• _GOAL_
A single run of lines is to be printed exactly: starting at the line with "Rebuild this chart" and ending at the line with "return 1 - y / H", both included. Leave the pictures out.

Charts and diagrams as code:
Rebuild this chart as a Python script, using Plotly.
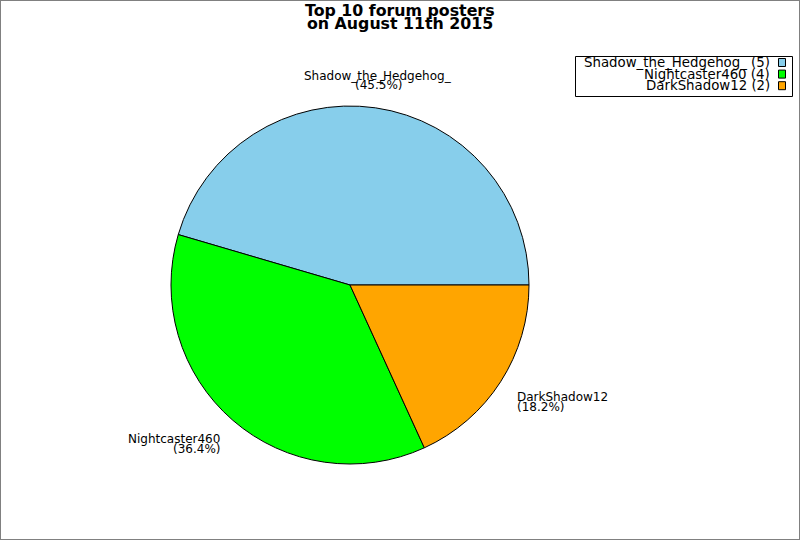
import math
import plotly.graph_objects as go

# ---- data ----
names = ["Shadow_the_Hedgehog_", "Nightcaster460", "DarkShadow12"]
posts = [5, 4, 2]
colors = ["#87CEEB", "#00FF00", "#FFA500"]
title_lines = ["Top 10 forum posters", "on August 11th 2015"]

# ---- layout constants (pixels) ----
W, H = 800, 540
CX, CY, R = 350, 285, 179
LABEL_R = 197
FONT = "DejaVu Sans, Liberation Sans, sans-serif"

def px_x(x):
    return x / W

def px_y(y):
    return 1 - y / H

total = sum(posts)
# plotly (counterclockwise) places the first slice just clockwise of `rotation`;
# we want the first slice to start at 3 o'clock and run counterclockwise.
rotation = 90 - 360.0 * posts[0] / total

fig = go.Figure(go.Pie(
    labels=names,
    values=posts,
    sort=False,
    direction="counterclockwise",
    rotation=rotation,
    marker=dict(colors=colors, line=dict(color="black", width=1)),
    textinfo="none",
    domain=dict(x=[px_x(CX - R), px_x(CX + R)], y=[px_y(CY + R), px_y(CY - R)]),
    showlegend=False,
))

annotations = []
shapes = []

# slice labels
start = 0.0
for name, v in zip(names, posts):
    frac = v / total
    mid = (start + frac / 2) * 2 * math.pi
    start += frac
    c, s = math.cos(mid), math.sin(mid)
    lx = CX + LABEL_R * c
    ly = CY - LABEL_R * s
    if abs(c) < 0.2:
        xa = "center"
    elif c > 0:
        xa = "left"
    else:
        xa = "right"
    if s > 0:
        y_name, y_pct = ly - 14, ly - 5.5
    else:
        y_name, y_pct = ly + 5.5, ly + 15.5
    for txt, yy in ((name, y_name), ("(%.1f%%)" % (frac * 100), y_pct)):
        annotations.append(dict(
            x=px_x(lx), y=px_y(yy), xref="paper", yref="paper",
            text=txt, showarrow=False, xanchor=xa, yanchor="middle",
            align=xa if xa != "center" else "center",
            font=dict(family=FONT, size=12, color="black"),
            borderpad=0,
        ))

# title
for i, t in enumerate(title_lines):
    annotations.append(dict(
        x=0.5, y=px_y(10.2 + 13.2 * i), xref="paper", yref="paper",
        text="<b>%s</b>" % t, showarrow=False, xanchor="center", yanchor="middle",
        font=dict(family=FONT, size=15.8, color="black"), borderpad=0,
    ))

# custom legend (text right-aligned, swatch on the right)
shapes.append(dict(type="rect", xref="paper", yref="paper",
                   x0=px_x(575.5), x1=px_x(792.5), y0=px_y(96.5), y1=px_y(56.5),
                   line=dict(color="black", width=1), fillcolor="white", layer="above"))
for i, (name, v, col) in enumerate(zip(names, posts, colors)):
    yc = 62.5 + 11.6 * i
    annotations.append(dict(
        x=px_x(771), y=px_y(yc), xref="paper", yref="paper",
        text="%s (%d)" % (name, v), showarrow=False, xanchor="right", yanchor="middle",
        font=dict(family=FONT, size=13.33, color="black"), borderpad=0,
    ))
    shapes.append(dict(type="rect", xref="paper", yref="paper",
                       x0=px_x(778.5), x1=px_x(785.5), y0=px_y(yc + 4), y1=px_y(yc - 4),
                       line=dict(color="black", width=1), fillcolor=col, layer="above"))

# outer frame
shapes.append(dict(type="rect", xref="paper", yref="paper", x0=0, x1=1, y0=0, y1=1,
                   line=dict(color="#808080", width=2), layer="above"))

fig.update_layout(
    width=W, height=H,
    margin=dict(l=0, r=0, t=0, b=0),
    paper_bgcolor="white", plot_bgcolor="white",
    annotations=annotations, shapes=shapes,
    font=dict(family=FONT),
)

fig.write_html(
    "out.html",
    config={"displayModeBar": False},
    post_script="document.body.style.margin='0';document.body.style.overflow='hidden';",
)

--

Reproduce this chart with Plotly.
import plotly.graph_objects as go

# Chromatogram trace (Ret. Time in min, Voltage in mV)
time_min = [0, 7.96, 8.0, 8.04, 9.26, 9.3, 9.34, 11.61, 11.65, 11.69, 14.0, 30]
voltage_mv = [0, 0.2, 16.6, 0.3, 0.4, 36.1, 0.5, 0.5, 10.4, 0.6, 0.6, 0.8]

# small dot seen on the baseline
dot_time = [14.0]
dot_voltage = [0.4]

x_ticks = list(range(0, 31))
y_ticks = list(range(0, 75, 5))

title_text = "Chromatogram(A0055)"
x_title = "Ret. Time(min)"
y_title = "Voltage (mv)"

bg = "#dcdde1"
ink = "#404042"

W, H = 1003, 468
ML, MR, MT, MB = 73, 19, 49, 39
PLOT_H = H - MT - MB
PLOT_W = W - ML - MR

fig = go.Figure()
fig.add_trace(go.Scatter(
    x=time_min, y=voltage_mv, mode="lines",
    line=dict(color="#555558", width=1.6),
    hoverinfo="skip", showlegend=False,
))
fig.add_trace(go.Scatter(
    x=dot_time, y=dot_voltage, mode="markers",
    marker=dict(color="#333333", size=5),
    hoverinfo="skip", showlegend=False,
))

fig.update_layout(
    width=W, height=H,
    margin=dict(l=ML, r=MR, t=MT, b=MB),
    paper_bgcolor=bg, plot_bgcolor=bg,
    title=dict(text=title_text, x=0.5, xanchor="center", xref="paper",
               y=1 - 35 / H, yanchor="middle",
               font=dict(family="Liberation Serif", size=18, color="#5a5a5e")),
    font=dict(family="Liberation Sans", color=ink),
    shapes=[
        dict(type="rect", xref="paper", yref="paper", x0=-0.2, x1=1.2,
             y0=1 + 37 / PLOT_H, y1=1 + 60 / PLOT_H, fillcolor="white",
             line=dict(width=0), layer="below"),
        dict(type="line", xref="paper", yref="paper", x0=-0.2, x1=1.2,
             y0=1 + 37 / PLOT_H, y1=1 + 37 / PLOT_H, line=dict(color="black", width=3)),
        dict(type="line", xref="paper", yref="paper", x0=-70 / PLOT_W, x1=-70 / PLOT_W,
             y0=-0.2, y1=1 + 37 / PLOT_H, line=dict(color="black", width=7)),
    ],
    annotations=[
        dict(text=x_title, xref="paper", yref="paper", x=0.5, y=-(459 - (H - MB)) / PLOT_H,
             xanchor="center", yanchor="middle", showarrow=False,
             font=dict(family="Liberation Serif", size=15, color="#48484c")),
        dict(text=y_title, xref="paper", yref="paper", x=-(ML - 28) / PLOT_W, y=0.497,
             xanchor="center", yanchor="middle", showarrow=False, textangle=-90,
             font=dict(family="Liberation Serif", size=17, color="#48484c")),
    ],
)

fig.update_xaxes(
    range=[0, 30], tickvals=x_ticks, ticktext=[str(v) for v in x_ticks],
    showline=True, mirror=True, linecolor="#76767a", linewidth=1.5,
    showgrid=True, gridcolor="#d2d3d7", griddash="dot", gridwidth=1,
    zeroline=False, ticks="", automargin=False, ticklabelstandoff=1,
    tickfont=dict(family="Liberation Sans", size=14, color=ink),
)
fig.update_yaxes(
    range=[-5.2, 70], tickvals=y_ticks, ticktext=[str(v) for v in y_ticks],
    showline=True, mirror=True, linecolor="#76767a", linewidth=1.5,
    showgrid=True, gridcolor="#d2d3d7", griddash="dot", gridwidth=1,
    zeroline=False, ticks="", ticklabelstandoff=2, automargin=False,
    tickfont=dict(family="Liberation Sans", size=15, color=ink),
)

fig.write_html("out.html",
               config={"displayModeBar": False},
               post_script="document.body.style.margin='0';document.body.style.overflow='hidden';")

• _THE RESPONSE_
Rebuild this chart as a Python script, using Plotly.
import math
import plotly.graph_objects as go

# ---- data ----
names = ["Shadow_the_Hedgehog_", "Nightcaster460", "DarkShadow12"]
posts = [5, 4, 2]
colors = ["#87CEEB", "#00FF00", "#FFA500"]
title_lines = ["Top 10 forum posters", "on August 11th 2015"]

# ---- layout constants (pixels) ----
W, H = 800, 540
CX, CY, R = 350, 285, 179
LABEL_R = 197
FONT = "DejaVu Sans, Liberation Sans, sans-serif"

def px_x(x):
    return x / W

def px_y(y):
    return 1 - y / H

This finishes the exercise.